Despite Australia’s population growth, the nation must grapple with an ageing population. With investments required to support these shifts. According to the United Nations, Australia currently has the third-highest life expectancy in the world. As a result, the median age is set to rise from 38.5 years to between 43.8 and 47.6 years1. In the coming decade, the number of people older than 85 is predicted to triple, and the over-65 population is set to double.
As a part of the broad Living sector, healthcare will benefit from both a growing and ageing Australian population. With the nation enjoying the highest standard of healthcare based on equity and health outcomes, investments are required to maintain and uphold the current standards. The Intergenerational Report 2023 outlines the significant spending pressures impacted by the ageing population – health, aged care, and the National Disability Insurance Scheme (NDIS). It is estimated that the ageing population alone will account for approximately 40 percent of the increase in government spending over the next 40 years1. Expansions for healthcare services, aged care or home care will be required to increase the support sector.
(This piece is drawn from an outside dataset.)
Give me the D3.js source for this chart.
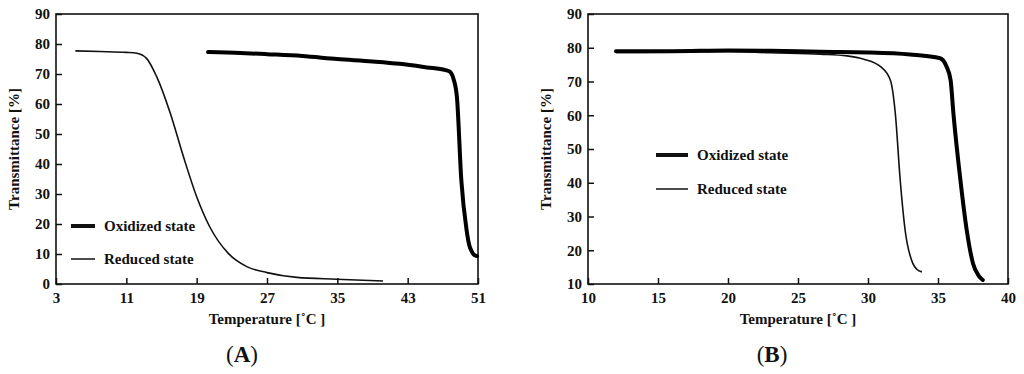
<!DOCTYPE html>
<html><head><meta charset="utf-8">
<script src="https://cdn.jsdelivr.net/npm/d3@7"></script>
<style>
html,body{margin:0;padding:0;background:#fff;}
svg text{font-family:"Liberation Serif","Times New Roman",serif;font-weight:bold;fill:#111;}
</style></head>
<body><svg id="c" width="1024" height="374"></svg>
<script>
// Panel A data
const aXTicks = [3, 11, 19, 27, 35, 43, 51];
const aYTicks = [0, 10, 20, 30, 40, 50, 60, 70, 80, 90];
const aOxidizedT = [20.3, 24, 27, 31, 35, 39, 42.1, 45.2, 47.3, 47.8, 48.2, 48.6, 49.1, 49.7, 50.0, 50.3, 50.6, 50.9];
const aOxidizedV = [77.3, 77.0, 76.6, 76.0, 75.0, 74.2, 73.4, 72.2, 71.3, 70.8, 68.5, 62.4, 34.7, 18.0, 13.0, 10.8, 9.6, 9.3];
const aReducedT = [5.2, 8, 11, 12.2, 13.3, 14.45, 16.0, 17.5, 19.0, 20.5, 22.6, 24.7, 27.0, 30.4, 34.9, 40.2];
const aReducedV = [77.7, 77.5, 77.2, 76.9, 75.2, 69.1, 56.9, 42.4, 29.1, 19.0, 10.2, 5.8, 3.8, 2.2, 1.6, 1.0];
// Panel B data
const bXTicks = [10, 15, 20, 25, 30, 35, 40];
const bYTicks = [10, 20, 30, 40, 50, 60, 70, 80, 90];
const bOxidizedT = [12, 16, 20, 23, 26.6, 30, 33, 35.15, 35.6, 35.9, 36.1, 36.6, 37.05, 37.5, 37.9, 38.2];
const bOxidizedV = [79.0, 79.0, 79.2, 79.1, 78.8, 78.6, 78.0, 76.9, 74.5, 70.4, 60.6, 40.8, 26.0, 16.1, 12.5, 11.2];
const bReducedT = [12, 16, 20, 23, 26.6, 28.5, 29.7, 30.9, 31.6, 31.95, 32.3, 32.65, 33.2, 33.5, 33.85];
const bReducedV = [78.6, 78.7, 78.9, 78.5, 78.1, 77.6, 76.6, 74.4, 70.4, 60.6, 40.8, 26.0, 16.1, 14.3, 13.6];
const seriesNames = ["Oxidized state", "Reduced state"];

const svg = d3.select("#c");

function panel(cfg) {
  const x = d3.scaleLinear().domain(cfg.xDomain).range([cfg.left, cfg.right]);
  const y = d3.scaleLinear().domain(cfg.yDomain).range([cfg.bottom, cfg.top]);
  const g = svg.append("g");
  const xa = g.append("g").attr("transform", `translate(0,${cfg.bottom})`)
    .call(d3.axisBottom(x).tickValues(cfg.xTicks).tickSizeInner(-6).tickSizeOuter(0).tickPadding(8));
  const ya = g.append("g").attr("transform", `translate(${cfg.left},0)`)
    .call(d3.axisLeft(y).tickValues(cfg.yTicks).tickSizeInner(-6).tickSizeOuter(0).tickPadding(6));
  [xa, ya].forEach(a => {
    a.select(".domain").remove();
    a.selectAll(".tick line").attr("stroke", "#111").attr("stroke-width", 1.5);
    a.selectAll(".tick text").style("font-size", "15px").attr("fill", "#111");
  });
  g.append("rect").attr("x", cfg.left).attr("y", cfg.top)
    .attr("width", cfg.right - cfg.left).attr("height", cfg.bottom - cfg.top)
    .attr("fill", "none").attr("stroke", "#111").attr("stroke-width", 1.6);
  const line = d3.line().x(d => x(d[0])).y(d => y(d[1])).curve(d3.curveMonotoneX);
  const red = cfg.redT.map((t, i) => [t, cfg.redV[i]]);
  const ox = cfg.oxT.map((t, i) => [t, cfg.oxV[i]]);
  g.append("path").datum(red).attr("d", line).attr("fill", "none").attr("stroke", "#111").attr("stroke-width", 1.6);
  g.append("path").datum(ox).attr("d", line).attr("fill", "none").attr("stroke", "#000").attr("stroke-width", 4).attr("stroke-linecap", "round");
  // legend
  const L = cfg.legend;
  [4, 1.5].forEach((w, i) => {
    const yy = L.y + i * L.dy;
    g.append("line").attr("x1", L.x).attr("x2", L.x + L.len).attr("y1", yy).attr("y2", yy)
      .attr("stroke", "#111").attr("stroke-width", w);
    g.append("text").attr("x", L.x + L.len + L.gap).attr("y", yy + 5).style("font-size", "15px").text(seriesNames[i]);
  });
  const cx = (cfg.left + cfg.right) / 2;
  g.append("text").attr("x", cx).attr("y", 324).attr("text-anchor", "middle").style("font-size", "15px").text("Temperature [˚C ]");
  g.append("text").attr("transform", `translate(${cfg.left - 37},${(cfg.top + cfg.bottom) / 2}) rotate(-90)`)
    .attr("text-anchor", "middle").style("font-size", "15px").text("Transmittance [%]");
  const lab = g.append("text").attr("x", cfg.labelX).attr("y", 362).attr("text-anchor", "middle").style("font-size", "23px");
  lab.append("tspan").style("font-weight", "normal").text("(");
  lab.append("tspan").text(cfg.label);
  lab.append("tspan").style("font-weight", "normal").text(")");
}

panel({xDomain: [3, 51], yDomain: [0, 90], left: 56, right: 478, top: 14, bottom: 284,
  xTicks: aXTicks, yTicks: aYTicks, oxT: aOxidizedT, oxV: aOxidizedV, redT: aReducedT, redV: aReducedV,
  legend: {x: 71, y: 226, dy: 33, len: 24, gap: 9}, label: "A", labelX: 242});
panel({xDomain: [10, 40], yDomain: [10, 90], left: 588, right: 1008, top: 14, bottom: 284,
  xTicks: bXTicks, yTicks: bYTicks, oxT: bOxidizedT, oxV: bOxidizedV, redT: bReducedT, redV: bReducedV,
  legend: {x: 656, y: 155, dy: 34, len: 32, gap: 9}, label: "B", labelX: 772});
</script></body></html>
Australians entering the retirement phase are expected to have higher superannuation balances because they received the superannuation guarantee for an extended period in their careers and at a higher rate1. While government spending plays a role, the pressure on public healthcare won’t be entirely alleviated, given budget constraints. Government incentivisation of private health insurance and the growing wealth of retirees will likely sustain a strong demand for private healthcare and aged services alongside public options. With the growth in healthcare demand, value-added opportunities are now presenting as a sector with compelling risk-adjusted returns.
‘The lucky country’ remains well positioned for investors, with a myriad of opportunities in built-to-sell, build-to-rent and diverse healthcare assets.
 Australian Government, The Treasury, Intergenerational Report 2023.